How I Stay Organized as a Solo Creator (Without Burning Out)
- gear4greatness
- Jun 6, 2025
- 3 min read
Updated: Nov 13, 2025

How I Stay Organized as a Solo Creator (Without Burning Out)
Some mornings I sit down at my desk with a coffee, look at the stack of things I need to do for Gear4Greatness, and feel that familiar mix of excitement and pressure. There’s always so much to create — blogs waiting, SEO notes highlighted, gear sitting on the shelf almost asking to be tested, footage importing in the background. But over time I realized the only way to survive this solo-creator life is to simplify it. Not by doing less, but by doing it with intention. So every day I start with what I call my little “rule of three,” a quiet promise to myself that I only need to focus on three meaningful tasks. 💭✨ The moment I stopped trying to knock off twelve things a day and instead committed to three, everything shifted. I felt lighter. More directed. And honestly, way more productive. I’d pick something like writing a blog, updating a batch of affiliate links, or recording a small voiceover for Filmora — and once those three were done, I let the rest go.
I also learned pretty quickly that my brain loves batching. When I write, I don’t write one blog — I slip into that warm creative tunnel and write two or three back-to-back while the ideas are still warm. When I film, I’ll shoot several pieces in the same session so I don’t waste time packing, setting up lights, adjusting the Action 5 Pro, or clearing off my SD cards. 🎥⚙️ Batching feels like throwing the kayak into smooth water — no paddling against the current, just a steady, confident glide. It saves energy, saves frustration, and it keeps my momentum from breaking every thirty minutes.
All my organization lives in Notion and Google Sheets now. It’s nothing fancy — just color-coded blocks, simple tables, and little notes that tell me which blogs need affiliate updates or which YouTube scripts are halfway written. I can open it on my phone when I’m tired on the couch or out walking around downtown, and everything I need is right there. It gave me clarity at a moment when everything used to feel scattered. It became my little creative headquarters. 📱✨ And with all the moving pieces of G4G, that small layer of clarity honestly keeps me sane.

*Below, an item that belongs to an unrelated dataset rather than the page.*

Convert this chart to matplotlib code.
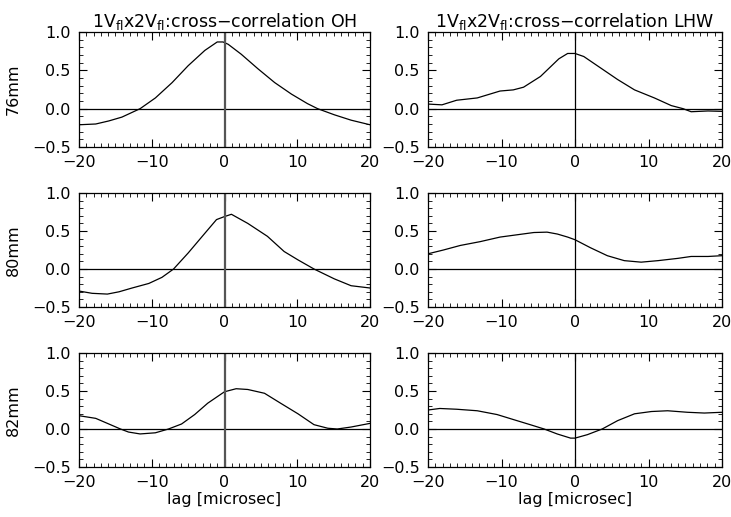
import numpy as np
import matplotlib
matplotlib.use("Agg")
import matplotlib.pyplot as plt
from matplotlib.ticker import MultipleLocator, FuncFormatter

# --------------------------
# Data
# --------------------------

titles = [
    r"1V$_{\rm fl}$x2V$_{\rm fl}$:cross$-$correlation OH",
    r"1V$_{\rm fl}$x2V$_{\rm fl}$:cross$-$correlation LHW",
]
row_labels = ["76mm", "80mm", "82mm"]

lag_oh_76 = [-20, -17.7, -15.9, -14.1, -11.6, -9.5, -7.2, -5.0, -2.7, -1.0, -0.2, 0.5, 2.3, 4.6, 6.9,
             9.2, 11.4, 12.8, 15.1, 17.4, 20]
cc_oh_76 = [-0.21, -0.20, -0.16, -0.11, 0.0, 0.14, 0.34, 0.56, 0.76, 0.87, 0.87, 0.84, 0.71, 0.52, 0.34,
            0.19, 0.066, 0.0, -0.08, -0.15, -0.21]

lag_lhw_76 = [-20, -18.1, -16.1, -13.3, -10.2, -8.4, -7.0, -4.7, -2.2, -1.0, 0, 1.2, 3.5, 5.8, 8.1,
              10.8, 13.1, 14.7, 15.8, 18.1, 20]
cc_lhw_76 = [0.06, 0.05, 0.11, 0.14, 0.23, 0.245, 0.28, 0.42, 0.65, 0.72, 0.72, 0.68, 0.53, 0.38, 0.245,
             0.14, 0.04, 0.0, -0.04, -0.03, -0.035]

lag_oh_80 = [-20, -18.2, -16.1, -14.5, -12.7, -10.4, -8.6, -7.0, -5.0, -2.7, -1.1, 0, 0.95, 3.2, 5.9,
             8.2, 10.1, 12.3, 15.1, 17.4, 20]
cc_oh_80 = [-0.29, -0.32, -0.33, -0.30, -0.25, -0.19, -0.11, 0.0, 0.21, 0.47, 0.65, 0.69, 0.72, 0.60, 0.43,
            0.23, 0.12, 0.0, -0.13, -0.22, -0.25]

lag_lhw_80 = [-20, -17.9, -15.6, -12.9, -10.2, -7.9, -5.6, -3.8, -2.4, -1.0, 0, 2.1, 4.4, 6.7, 9.0,
              11.3, 14.0, 15.8, 18.1, 20]
cc_lhw_80 = [0.20, 0.25, 0.31, 0.36, 0.42, 0.45, 0.48, 0.485, 0.46, 0.42, 0.385, 0.28, 0.175, 0.11, 0.09,
             0.11, 0.14, 0.165, 0.165, 0.175]

lag_oh_82 = [-20, -17.7, -15.9, -14.3, -13.2, -11.6, -9.5, -7.7, -5.9, -4.1, -2.3, 0, 1.6, 3.2, 5.5,
             7.7, 10.1, 12.3, 14.2, 15.5, 17.4, 20]
cc_oh_82 = [0.175, 0.14, 0.066, 0.0, -0.04, -0.065, -0.05, 0.0, 0.066, 0.19, 0.34, 0.49, 0.53, 0.52, 0.47,
            0.34, 0.20, 0.057, 0.01, 0.0, 0.026, 0.074]

lag_lhw_82 = [-20, -18.4, -16.1, -13.3, -10.6, -7.9, -6.1, -4.2, -2.4, -0.6, 0, 1.7, 3.7, 5.8, 8.1,
              10.4, 12.6, 15.3, 17.6, 20]
cc_lhw_82 = [0.25, 0.27, 0.26, 0.24, 0.19, 0.11, 0.057, 0.0, -0.066, -0.12, -0.12, -0.074, 0.0, 0.11, 0.20,
             0.23, 0.24, 0.22, 0.21, 0.22]

series = [
    [(lag_oh_76, cc_oh_76), (lag_lhw_76, cc_lhw_76)],
    [(lag_oh_80, cc_oh_80), (lag_lhw_80, cc_lhw_80)],
    [(lag_oh_82, cc_oh_82), (lag_lhw_82, cc_lhw_82)],
]

# --------------------------
# Layout
# --------------------------

W, H = 731, 517
fig = plt.figure(figsize=(W / 100, H / 100), dpi=100)
plt.rcParams["font.family"] = "DejaVu Sans"

col_x = [(79, 370), (428, 722)]
row_y = [(32, 147), (193, 307), (353, 467)]

minus_fmt = FuncFormatter(lambda v, p: f"{v:.1f}".replace("-", "\u2212"))

for r in range(3):
    for c in range(2):
        x0, x1 = col_x[c]
        y0, y1 = row_y[r]
        ax = fig.add_axes([x0 / W, 1 - y1 / H, (x1 - x0) / W, (y1 - y0) / H])

        lag, cc = series[r][c]
        ax.plot(lag, cc, color="black", lw=0.9)
        ax.axhline(0, color="black", lw=0.9)
        if c == 0:
            ax.axvline(0, color="#555555", lw=1.6)
        else:
            ax.axvline(0, color="black", lw=0.9)

        ax.set_xlim(-20, 20)
        ax.set_ylim(-0.5, 1.0)
        ax.xaxis.set_major_locator(MultipleLocator(10))
        ax.xaxis.set_minor_locator(MultipleLocator(1))
        ax.yaxis.set_major_locator(MultipleLocator(0.5))
        ax.yaxis.set_minor_locator(MultipleLocator(0.1))
        ax.yaxis.set_major_formatter(minus_fmt)
        ax.tick_params(which="both", direction="in", top=True, right=True, labelsize=11.5, pad=6)
        ax.tick_params(which="major", length=6, width=0.8)
        ax.tick_params(which="minor", length=3, width=0.6)
        for s in ax.spines.values():
            s.set_linewidth(0.9)

        if r == 0:
            ax.set_title(titles[c], fontsize=12.5, pad=3)
        if c == 0:
            ax.set_ylabel(row_labels[r], fontsize=11.5, labelpad=8)
        if r == 2:
            ax.set_xlabel("lag [microsec]", fontsize=11.5, labelpad=1)

fig.savefig("out.png", dpi=100)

The last thing — the hardest thing — was giving myself one real day off. No Filmora, no SEO, no writing, no stats, no guilt. Just being a human for a day. It took me years to learn that rest isn’t laziness… it’s fuel. And every time I shut everything down for a day, the next morning feels different — like the fog lifted and the ideas start flowing again. 🎧🌄 It’s probably the main reason I haven’t burned out despite writing hundreds of blogs and pushing toward goals that honestly scare me sometimes.
How I Stay Organized as a Solo Creator (Without Burning Out)
FINAL THOUGHTS
There’s a strange peace in realizing you don’t have to conquer everything at once. 🌙 The more I work on G4G, the more I see how much calmer and more creative I am when I let myself breathe, when I don’t try to be a machine. It’s almost like giving myself permission to move slower helps me move further. The rule of three, the batching, the color-coded blocks — they don’t feel like systems anymore. They feel like little lifelines that guide me gently through each day.
What this whole solo-creator journey taught me is that consistency doesn’t come from grinding harder — it comes from protecting your energy. 💭✨ I used to think success meant pushing nonstop, chasing every idea the moment it hit. Now I realize success is more like a rhythm… a steady beat that you build by pacing yourself. By knowing when to lean in and when to step back. By trusting your own process instead of forcing someone else’s.
And somewhere in all of this, there’s a symbol that keeps showing up for me — momentum. 🚲 Not the kind that forces you to sprint, but the quiet kind that builds as long as you keep your wheels turning. That’s how I’ve written over three hundred blogs already, and that’s how I’m going to push toward seven hundred without losing myself along the way. One steady day at a time.
If I had to sum it up in one line:Staying organized as a solo creator isn’t about being perfect — it’s about protecting the spark so you can keep creating tomorrow.